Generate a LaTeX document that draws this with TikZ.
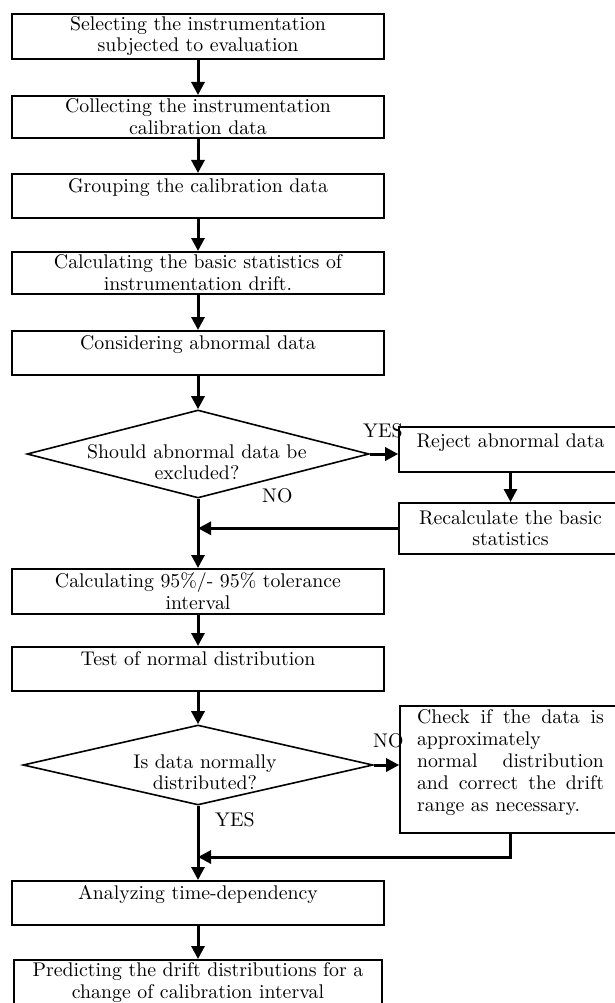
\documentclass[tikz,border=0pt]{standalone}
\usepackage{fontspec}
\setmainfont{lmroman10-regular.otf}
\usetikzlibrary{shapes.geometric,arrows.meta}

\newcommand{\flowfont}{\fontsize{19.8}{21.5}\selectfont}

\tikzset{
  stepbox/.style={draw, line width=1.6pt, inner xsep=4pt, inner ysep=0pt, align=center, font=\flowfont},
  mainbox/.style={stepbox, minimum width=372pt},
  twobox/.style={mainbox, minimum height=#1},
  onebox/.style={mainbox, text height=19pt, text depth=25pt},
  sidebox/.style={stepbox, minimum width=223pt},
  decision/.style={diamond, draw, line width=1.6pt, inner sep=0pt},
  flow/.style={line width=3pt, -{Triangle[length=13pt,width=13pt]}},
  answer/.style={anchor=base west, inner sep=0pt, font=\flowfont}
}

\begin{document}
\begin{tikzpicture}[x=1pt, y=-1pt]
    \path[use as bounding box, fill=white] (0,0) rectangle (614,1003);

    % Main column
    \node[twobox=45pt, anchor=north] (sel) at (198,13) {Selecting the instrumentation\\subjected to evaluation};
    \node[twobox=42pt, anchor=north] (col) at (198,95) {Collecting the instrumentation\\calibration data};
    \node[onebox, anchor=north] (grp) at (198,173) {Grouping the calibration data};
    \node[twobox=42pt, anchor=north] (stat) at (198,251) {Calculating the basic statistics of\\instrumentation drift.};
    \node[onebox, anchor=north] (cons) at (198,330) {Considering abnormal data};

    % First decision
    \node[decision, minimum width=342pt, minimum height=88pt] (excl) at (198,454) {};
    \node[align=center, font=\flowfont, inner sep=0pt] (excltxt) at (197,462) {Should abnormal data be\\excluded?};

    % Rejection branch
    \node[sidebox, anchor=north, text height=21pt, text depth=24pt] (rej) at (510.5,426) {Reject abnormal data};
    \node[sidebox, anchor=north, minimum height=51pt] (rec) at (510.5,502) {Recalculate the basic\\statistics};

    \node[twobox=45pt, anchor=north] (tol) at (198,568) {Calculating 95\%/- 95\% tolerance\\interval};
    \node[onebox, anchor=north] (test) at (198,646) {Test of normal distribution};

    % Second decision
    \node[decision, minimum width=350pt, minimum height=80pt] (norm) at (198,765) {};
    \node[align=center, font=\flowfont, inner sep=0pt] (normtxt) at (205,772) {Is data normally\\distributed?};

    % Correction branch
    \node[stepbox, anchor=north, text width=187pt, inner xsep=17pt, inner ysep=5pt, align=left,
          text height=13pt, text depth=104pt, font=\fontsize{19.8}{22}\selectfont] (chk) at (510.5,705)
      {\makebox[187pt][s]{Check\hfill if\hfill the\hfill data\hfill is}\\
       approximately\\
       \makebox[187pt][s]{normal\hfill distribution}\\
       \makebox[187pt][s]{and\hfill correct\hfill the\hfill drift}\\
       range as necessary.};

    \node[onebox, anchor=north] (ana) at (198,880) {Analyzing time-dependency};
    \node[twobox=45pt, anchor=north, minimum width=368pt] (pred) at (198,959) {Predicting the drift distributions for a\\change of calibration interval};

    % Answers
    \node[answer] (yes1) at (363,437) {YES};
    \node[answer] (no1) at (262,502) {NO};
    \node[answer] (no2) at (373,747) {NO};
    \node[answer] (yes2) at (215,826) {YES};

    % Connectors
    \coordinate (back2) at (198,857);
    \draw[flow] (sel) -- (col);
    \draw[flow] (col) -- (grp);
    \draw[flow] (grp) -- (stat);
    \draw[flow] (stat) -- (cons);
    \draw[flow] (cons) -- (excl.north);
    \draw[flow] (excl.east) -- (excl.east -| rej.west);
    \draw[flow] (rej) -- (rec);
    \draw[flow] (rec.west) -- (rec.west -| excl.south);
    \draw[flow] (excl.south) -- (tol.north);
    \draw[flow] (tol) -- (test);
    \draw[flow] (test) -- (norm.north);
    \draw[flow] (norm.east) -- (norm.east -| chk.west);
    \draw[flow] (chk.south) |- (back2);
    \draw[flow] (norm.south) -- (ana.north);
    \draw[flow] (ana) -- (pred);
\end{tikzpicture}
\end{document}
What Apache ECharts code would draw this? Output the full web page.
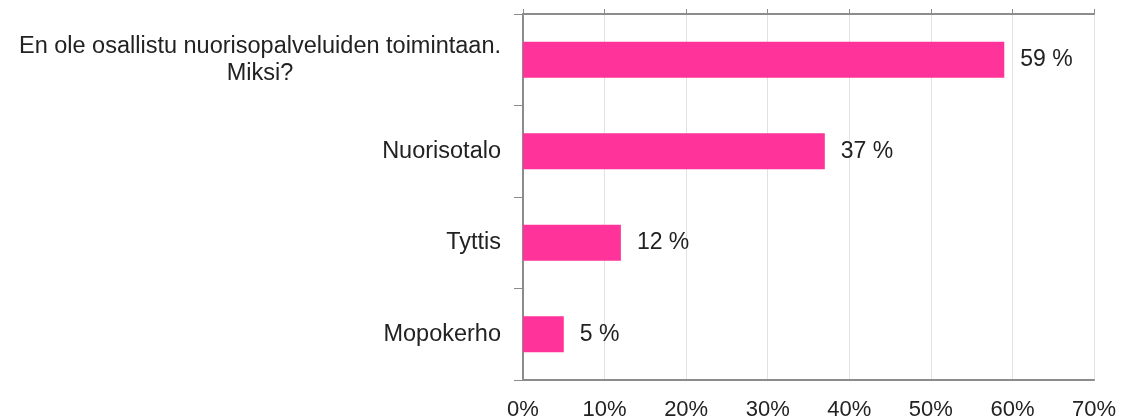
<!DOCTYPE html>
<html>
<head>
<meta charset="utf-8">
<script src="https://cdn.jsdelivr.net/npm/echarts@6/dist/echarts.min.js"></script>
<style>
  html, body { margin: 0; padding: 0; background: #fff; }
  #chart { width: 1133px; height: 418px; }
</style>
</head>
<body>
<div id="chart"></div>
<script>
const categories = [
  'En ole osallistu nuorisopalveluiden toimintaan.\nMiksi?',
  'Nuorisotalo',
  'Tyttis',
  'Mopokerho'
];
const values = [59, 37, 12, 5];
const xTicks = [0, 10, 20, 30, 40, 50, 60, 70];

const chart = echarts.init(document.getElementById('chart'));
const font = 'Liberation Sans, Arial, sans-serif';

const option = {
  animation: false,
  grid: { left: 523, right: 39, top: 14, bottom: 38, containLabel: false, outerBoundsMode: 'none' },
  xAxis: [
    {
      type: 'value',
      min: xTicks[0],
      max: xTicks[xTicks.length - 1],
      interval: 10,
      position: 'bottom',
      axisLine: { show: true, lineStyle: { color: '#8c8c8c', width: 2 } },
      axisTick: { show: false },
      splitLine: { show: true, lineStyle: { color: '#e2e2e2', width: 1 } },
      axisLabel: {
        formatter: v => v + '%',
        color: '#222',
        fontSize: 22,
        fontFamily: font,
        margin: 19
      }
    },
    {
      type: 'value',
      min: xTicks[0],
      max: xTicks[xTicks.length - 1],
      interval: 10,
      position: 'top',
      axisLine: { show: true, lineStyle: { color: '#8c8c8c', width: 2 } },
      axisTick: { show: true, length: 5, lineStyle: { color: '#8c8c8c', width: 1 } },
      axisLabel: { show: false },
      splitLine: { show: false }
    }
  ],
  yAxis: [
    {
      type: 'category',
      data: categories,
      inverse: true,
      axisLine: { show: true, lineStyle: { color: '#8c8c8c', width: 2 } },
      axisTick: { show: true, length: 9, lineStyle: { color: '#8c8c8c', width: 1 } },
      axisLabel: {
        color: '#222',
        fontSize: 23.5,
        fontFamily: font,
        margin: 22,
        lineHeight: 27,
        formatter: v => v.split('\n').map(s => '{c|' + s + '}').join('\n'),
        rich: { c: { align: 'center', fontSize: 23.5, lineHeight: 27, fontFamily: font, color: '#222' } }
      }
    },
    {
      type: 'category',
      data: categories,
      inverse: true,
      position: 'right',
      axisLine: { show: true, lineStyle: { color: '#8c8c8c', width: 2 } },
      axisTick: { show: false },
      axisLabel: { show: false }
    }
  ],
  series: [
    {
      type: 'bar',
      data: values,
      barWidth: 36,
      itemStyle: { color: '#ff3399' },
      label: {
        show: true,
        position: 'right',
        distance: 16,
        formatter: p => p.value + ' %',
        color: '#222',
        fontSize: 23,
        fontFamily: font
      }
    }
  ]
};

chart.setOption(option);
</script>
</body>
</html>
★ ★ ★
Copy the entries above faithfully and omit every image.

◆ **Final result**:
Generate a LaTeX document that draws this with TikZ.
\documentclass[tikz,border=0pt]{standalone}
\usepackage{fontspec}
\setmainfont{lmroman10-regular.otf}
\usetikzlibrary{shapes.geometric,arrows.meta}

\newcommand{\flowfont}{\fontsize{19.8}{21.5}\selectfont}

\tikzset{
  stepbox/.style={draw, line width=1.6pt, inner xsep=4pt, inner ysep=0pt, align=center, font=\flowfont},
  mainbox/.style={stepbox, minimum width=372pt},
  twobox/.style={mainbox, minimum height=#1},
  onebox/.style={mainbox, text height=19pt, text depth=25pt},
  sidebox/.style={stepbox, minimum width=223pt},
  decision/.style={diamond, draw, line width=1.6pt, inner sep=0pt},
  flow/.style={line width=3pt, -{Triangle[length=13pt,width=13pt]}},
  answer/.style={anchor=base west, inner sep=0pt, font=\flowfont}
}

\begin{document}
\begin{tikzpicture}[x=1pt, y=-1pt]
    \path[use as bounding box, fill=white] (0,0) rectangle (614,1003);

    % Main column
    \node[twobox=45pt, anchor=north] (sel) at (198,13) {Selecting the instrumentation\\subjected to evaluation};
    \node[twobox=42pt, anchor=north] (col) at (198,95) {Collecting the instrumentation\\calibration data};
    \node[onebox, anchor=north] (grp) at (198,173) {Grouping the calibration data};
    \node[twobox=42pt, anchor=north] (stat) at (198,251) {Calculating the basic statistics of\\instrumentation drift.};
    \node[onebox, anchor=north] (cons) at (198,330) {Considering abnormal data};

    % First decision
    \node[decision, minimum width=342pt, minimum height=88pt] (excl) at (198,454) {};
    \node[align=center, font=\flowfont, inner sep=0pt] (excltxt) at (197,462) {Should abnormal data be\\excluded?};

    % Rejection branch
    \node[sidebox, anchor=north, text height=21pt, text depth=24pt] (rej) at (510.5,426) {Reject abnormal data};
    \node[sidebox, anchor=north, minimum height=51pt] (rec) at (510.5,502) {Recalculate the basic\\statistics};

    \node[twobox=45pt, anchor=north] (tol) at (198,568) {Calculating 95\%/- 95\% tolerance\\interval};
    \node[onebox, anchor=north] (test) at (198,646) {Test of normal distribution};

    % Second decision
    \node[decision, minimum width=350pt, minimum height=80pt] (norm) at (198,765) {};
    \node[align=center, font=\flowfont, inner sep=0pt] (normtxt) at (205,772) {Is data normally\\distributed?};

    % Correction branch
    \node[stepbox, anchor=north, text width=187pt, inner xsep=17pt, inner ysep=5pt, align=left,
          text height=13pt, text depth=104pt, font=\fontsize{19.8}{22}\selectfont] (chk) at (510.5,705)
      {\makebox[187pt][s]{Check\hfill if\hfill the\hfill data\hfill is}\\
       approximately\\
       \makebox[187pt][s]{normal\hfill distribution}\\
       \makebox[187pt][s]{and\hfill correct\hfill the\hfill drift}\\
       range as necessary.};

    \node[onebox, anchor=north] (ana) at (198,880) {Analyzing time-dependency};
    \node[twobox=45pt, anchor=north, minimum width=368pt] (pred) at (198,959) {Predicting the drift distributions for a\\change of calibration interval};

    % Answers
    \node[answer] (yes1) at (363,437) {YES};
    \node[answer] (no1) at (262,502) {NO};
    \node[answer] (no2) at (373,747) {NO};
    \node[answer] (yes2) at (215,826) {YES};

    % Connectors
    \coordinate (back2) at (198,857);
    \draw[flow] (sel) -- (col);
    \draw[flow] (col) -- (grp);
    \draw[flow] (grp) -- (stat);
    \draw[flow] (stat) -- (cons);
    \draw[flow] (cons) -- (excl.north);
    \draw[flow] (excl.east) -- (excl.east -| rej.west);
    \draw[flow] (rej) -- (rec);
    \draw[flow] (rec.west) -- (rec.west -| excl.south);
    \draw[flow] (excl.south) -- (tol.north);
    \draw[flow] (tol) -- (test);
    \draw[flow] (test) -- (norm.north);
    \draw[flow] (norm.east) -- (norm.east -| chk.west);
    \draw[flow] (chk.south) |- (back2);
    \draw[flow] (norm.south) -- (ana.north);
    \draw[flow] (ana) -- (pred);
\end{tikzpicture}
\end{document}
What Apache ECharts code would draw this? Output the full web page.
<!DOCTYPE html>
<html>
<head>
<meta charset="utf-8">
<script src="https://cdn.jsdelivr.net/npm/echarts@6/dist/echarts.min.js"></script>
<style>
  html, body { margin: 0; padding: 0; background: #fff; }
  #chart { width: 1133px; height: 418px; }
</style>
</head>
<body>
<div id="chart"></div>
<script>
const categories = [
  'En ole osallistu nuorisopalveluiden toimintaan.\nMiksi?',
  'Nuorisotalo',
  'Tyttis',
  'Mopokerho'
];
const values = [59, 37, 12, 5];
const xTicks = [0, 10, 20, 30, 40, 50, 60, 70];

const chart = echarts.init(document.getElementById('chart'));
const font = 'Liberation Sans, Arial, sans-serif';

const option = {
  animation: false,
  grid: { left: 523, right: 39, top: 14, bottom: 38, containLabel: false, outerBoundsMode: 'none' },
  xAxis: [
    {
      type: 'value',
      min: xTicks[0],
      max: xTicks[xTicks.length - 1],
      interval: 10,
      position: 'bottom',
      axisLine: { show: true, lineStyle: { color: '#8c8c8c', width: 2 } },
      axisTick: { show: false },
      splitLine: { show: true, lineStyle: { color: '#e2e2e2', width: 1 } },
      axisLabel: {
        formatter: v => v + '%',
        color: '#222',
        fontSize: 22,
        fontFamily: font,
        margin: 19
      }
    },
    {
      type: 'value',
      min: xTicks[0],
      max: xTicks[xTicks.length - 1],
      interval: 10,
      position: 'top',
      axisLine: { show: true, lineStyle: { color: '#8c8c8c', width: 2 } },
      axisTick: { show: true, length: 5, lineStyle: { color: '#8c8c8c', width: 1 } },
      axisLabel: { show: false },
      splitLine: { show: false }
    }
  ],
  yAxis: [
    {
      type: 'category',
      data: categories,
      inverse: true,
      axisLine: { show: true, lineStyle: { color: '#8c8c8c', width: 2 } },
      axisTick: { show: true, length: 9, lineStyle: { color: '#8c8c8c', width: 1 } },
      axisLabel: {
        color: '#222',
        fontSize: 23.5,
        fontFamily: font,
        margin: 22,
        lineHeight: 27,
        formatter: v => v.split('\n').map(s => '{c|' + s + '}').join('\n'),
        rich: { c: { align: 'center', fontSize: 23.5, lineHeight: 27, fontFamily: font, color: '#222' } }
      }
    },
    {
      type: 'category',
      data: categories,
      inverse: true,
      position: 'right',
      axisLine: { show: true, lineStyle: { color: '#8c8c8c', width: 2 } },
      axisTick: { show: false },
      axisLabel: { show: false }
    }
  ],
  series: [
    {
      type: 'bar',
      data: values,
      barWidth: 36,
      itemStyle: { color: '#ff3399' },
      label: {
        show: true,
        position: 'right',
        distance: 16,
        formatter: p => p.value + ' %',
        color: '#222',
        fontSize: 23,
        fontFamily: font
      }
    }
  ]
};

chart.setOption(option);
</script>
</body>
</html>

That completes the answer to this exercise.